### Required work
Without omitting anything, return the records precisely as given.

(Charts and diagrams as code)
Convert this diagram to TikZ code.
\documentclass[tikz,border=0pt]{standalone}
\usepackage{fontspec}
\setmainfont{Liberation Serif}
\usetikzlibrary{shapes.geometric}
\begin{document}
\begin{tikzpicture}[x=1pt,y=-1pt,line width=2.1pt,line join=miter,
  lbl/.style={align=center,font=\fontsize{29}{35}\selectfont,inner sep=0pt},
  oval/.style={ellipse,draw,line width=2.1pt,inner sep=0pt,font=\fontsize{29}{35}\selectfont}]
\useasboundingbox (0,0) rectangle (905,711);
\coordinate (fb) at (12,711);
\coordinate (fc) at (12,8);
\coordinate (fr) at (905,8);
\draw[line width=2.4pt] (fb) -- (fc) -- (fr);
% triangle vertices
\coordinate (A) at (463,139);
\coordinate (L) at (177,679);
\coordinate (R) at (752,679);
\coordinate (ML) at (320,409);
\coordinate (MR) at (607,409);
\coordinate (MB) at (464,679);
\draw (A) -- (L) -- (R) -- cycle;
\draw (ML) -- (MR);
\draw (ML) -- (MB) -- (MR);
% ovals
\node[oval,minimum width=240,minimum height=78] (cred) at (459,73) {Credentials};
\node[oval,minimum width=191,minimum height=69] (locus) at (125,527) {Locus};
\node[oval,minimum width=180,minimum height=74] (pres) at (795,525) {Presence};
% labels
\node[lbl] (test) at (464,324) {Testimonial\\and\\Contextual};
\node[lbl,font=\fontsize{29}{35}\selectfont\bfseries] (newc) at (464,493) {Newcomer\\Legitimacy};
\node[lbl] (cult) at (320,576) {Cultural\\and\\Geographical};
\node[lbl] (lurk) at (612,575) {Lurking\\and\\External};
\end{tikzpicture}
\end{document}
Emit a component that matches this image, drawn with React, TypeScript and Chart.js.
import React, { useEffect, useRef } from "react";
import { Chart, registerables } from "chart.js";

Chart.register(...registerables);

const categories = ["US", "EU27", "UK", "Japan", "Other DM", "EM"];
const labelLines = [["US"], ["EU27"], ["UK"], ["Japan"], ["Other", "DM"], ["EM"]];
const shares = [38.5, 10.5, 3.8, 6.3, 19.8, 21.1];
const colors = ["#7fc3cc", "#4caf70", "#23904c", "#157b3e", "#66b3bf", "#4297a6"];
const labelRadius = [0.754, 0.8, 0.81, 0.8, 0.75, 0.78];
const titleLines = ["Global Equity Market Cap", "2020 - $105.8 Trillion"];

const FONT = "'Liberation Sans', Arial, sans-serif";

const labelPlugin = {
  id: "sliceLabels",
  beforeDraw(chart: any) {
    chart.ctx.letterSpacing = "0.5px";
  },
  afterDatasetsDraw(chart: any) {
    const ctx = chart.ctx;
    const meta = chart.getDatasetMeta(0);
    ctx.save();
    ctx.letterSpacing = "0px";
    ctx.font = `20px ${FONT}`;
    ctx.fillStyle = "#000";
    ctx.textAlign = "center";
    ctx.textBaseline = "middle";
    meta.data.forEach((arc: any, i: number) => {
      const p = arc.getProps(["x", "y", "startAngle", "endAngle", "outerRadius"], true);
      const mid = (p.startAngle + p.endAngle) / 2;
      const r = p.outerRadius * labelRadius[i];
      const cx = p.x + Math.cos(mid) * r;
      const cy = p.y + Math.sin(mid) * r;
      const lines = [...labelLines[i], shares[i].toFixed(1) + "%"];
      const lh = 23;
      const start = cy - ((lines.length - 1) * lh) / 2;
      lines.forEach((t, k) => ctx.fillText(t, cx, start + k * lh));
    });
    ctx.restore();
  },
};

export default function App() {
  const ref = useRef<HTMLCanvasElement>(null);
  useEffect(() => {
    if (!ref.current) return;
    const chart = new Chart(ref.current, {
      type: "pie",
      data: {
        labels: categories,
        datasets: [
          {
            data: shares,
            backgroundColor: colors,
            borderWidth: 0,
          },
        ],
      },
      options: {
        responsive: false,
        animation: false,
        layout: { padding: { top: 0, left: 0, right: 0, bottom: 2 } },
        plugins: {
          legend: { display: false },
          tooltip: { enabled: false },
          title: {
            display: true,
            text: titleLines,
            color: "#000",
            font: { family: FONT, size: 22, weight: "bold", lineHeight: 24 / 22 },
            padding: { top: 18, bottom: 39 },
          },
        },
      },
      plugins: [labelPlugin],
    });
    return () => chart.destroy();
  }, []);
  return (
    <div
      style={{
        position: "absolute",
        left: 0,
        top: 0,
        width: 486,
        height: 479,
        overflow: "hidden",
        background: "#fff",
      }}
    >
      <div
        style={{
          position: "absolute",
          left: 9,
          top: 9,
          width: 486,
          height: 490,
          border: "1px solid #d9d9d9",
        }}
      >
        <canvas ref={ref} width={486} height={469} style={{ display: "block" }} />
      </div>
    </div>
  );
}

### Exercise solution
Convert this diagram to TikZ code.
\documentclass[tikz,border=0pt]{standalone}
\usepackage{fontspec}
\setmainfont{Liberation Serif}
\usetikzlibrary{shapes.geometric}
\begin{document}
\begin{tikzpicture}[x=1pt,y=-1pt,line width=2.1pt,line join=miter,
  lbl/.style={align=center,font=\fontsize{29}{35}\selectfont,inner sep=0pt},
  oval/.style={ellipse,draw,line width=2.1pt,inner sep=0pt,font=\fontsize{29}{35}\selectfont}]
\useasboundingbox (0,0) rectangle (905,711);
\coordinate (fb) at (12,711);
\coordinate (fc) at (12,8);
\coordinate (fr) at (905,8);
\draw[line width=2.4pt] (fb) -- (fc) -- (fr);
% triangle vertices
\coordinate (A) at (463,139);
\coordinate (L) at (177,679);
\coordinate (R) at (752,679);
\coordinate (ML) at (320,409);
\coordinate (MR) at (607,409);
\coordinate (MB) at (464,679);
\draw (A) -- (L) -- (R) -- cycle;
\draw (ML) -- (MR);
\draw (ML) -- (MB) -- (MR);
% ovals
\node[oval,minimum width=240,minimum height=78] (cred) at (459,73) {Credentials};
\node[oval,minimum width=191,minimum height=69] (locus) at (125,527) {Locus};
\node[oval,minimum width=180,minimum height=74] (pres) at (795,525) {Presence};
% labels
\node[lbl] (test) at (464,324) {Testimonial\\and\\Contextual};
\node[lbl,font=\fontsize{29}{35}\selectfont\bfseries] (newc) at (464,493) {Newcomer\\Legitimacy};
\node[lbl] (cult) at (320,576) {Cultural\\and\\Geographical};
\node[lbl] (lurk) at (612,575) {Lurking\\and\\External};
\end{tikzpicture}
\end{document}
Emit a component that matches this image, drawn with React, TypeScript and Chart.js.
import React, { useEffect, useRef } from "react";
import { Chart, registerables } from "chart.js";

Chart.register(...registerables);

const categories = ["US", "EU27", "UK", "Japan", "Other DM", "EM"];
const labelLines = [["US"], ["EU27"], ["UK"], ["Japan"], ["Other", "DM"], ["EM"]];
const shares = [38.5, 10.5, 3.8, 6.3, 19.8, 21.1];
const colors = ["#7fc3cc", "#4caf70", "#23904c", "#157b3e", "#66b3bf", "#4297a6"];
const labelRadius = [0.754, 0.8, 0.81, 0.8, 0.75, 0.78];
const titleLines = ["Global Equity Market Cap", "2020 - $105.8 Trillion"];

const FONT = "'Liberation Sans', Arial, sans-serif";

const labelPlugin = {
  id: "sliceLabels",
  beforeDraw(chart: any) {
    chart.ctx.letterSpacing = "0.5px";
  },
  afterDatasetsDraw(chart: any) {
    const ctx = chart.ctx;
    const meta = chart.getDatasetMeta(0);
    ctx.save();
    ctx.letterSpacing = "0px";
    ctx.font = `20px ${FONT}`;
    ctx.fillStyle = "#000";
    ctx.textAlign = "center";
    ctx.textBaseline = "middle";
    meta.data.forEach((arc: any, i: number) => {
      const p = arc.getProps(["x", "y", "startAngle", "endAngle", "outerRadius"], true);
      const mid = (p.startAngle + p.endAngle) / 2;
      const r = p.outerRadius * labelRadius[i];
      const cx = p.x + Math.cos(mid) * r;
      const cy = p.y + Math.sin(mid) * r;
      const lines = [...labelLines[i], shares[i].toFixed(1) + "%"];
      const lh = 23;
      const start = cy - ((lines.length - 1) * lh) / 2;
      lines.forEach((t, k) => ctx.fillText(t, cx, start + k * lh));
    });
    ctx.restore();
  },
};

export default function App() {
  const ref = useRef<HTMLCanvasElement>(null);
  useEffect(() => {
    if (!ref.current) return;
    const chart = new Chart(ref.current, {
      type: "pie",
      data: {
        labels: categories,
        datasets: [
          {
            data: shares,
            backgroundColor: colors,
            borderWidth: 0,
          },
        ],
      },
      options: {
        responsive: false,
        animation: false,
        layout: { padding: { top: 0, left: 0, right: 0, bottom: 2 } },
        plugins: {
          legend: { display: false },
          tooltip: { enabled: false },
          title: {
            display: true,
            text: titleLines,
            color: "#000",
            font: { family: FONT, size: 22, weight: "bold", lineHeight: 24 / 22 },
            padding: { top: 18, bottom: 39 },
          },
        },
      },
      plugins: [labelPlugin],
    });
    return () => chart.destroy();
  }, []);
  return (
    <div
      style={{
        position: "absolute",
        left: 0,
        top: 0,
        width: 486,
        height: 479,
        overflow: "hidden",
        background: "#fff",
      }}
    >
      <div
        style={{
          position: "absolute",
          left: 9,
          top: 9,
          width: 486,
          height: 490,
          border: "1px solid #d9d9d9",
        }}
      >
        <canvas ref={ref} width={486} height={469} style={{ display: "block" }} />
      </div>
    </div>
  );
}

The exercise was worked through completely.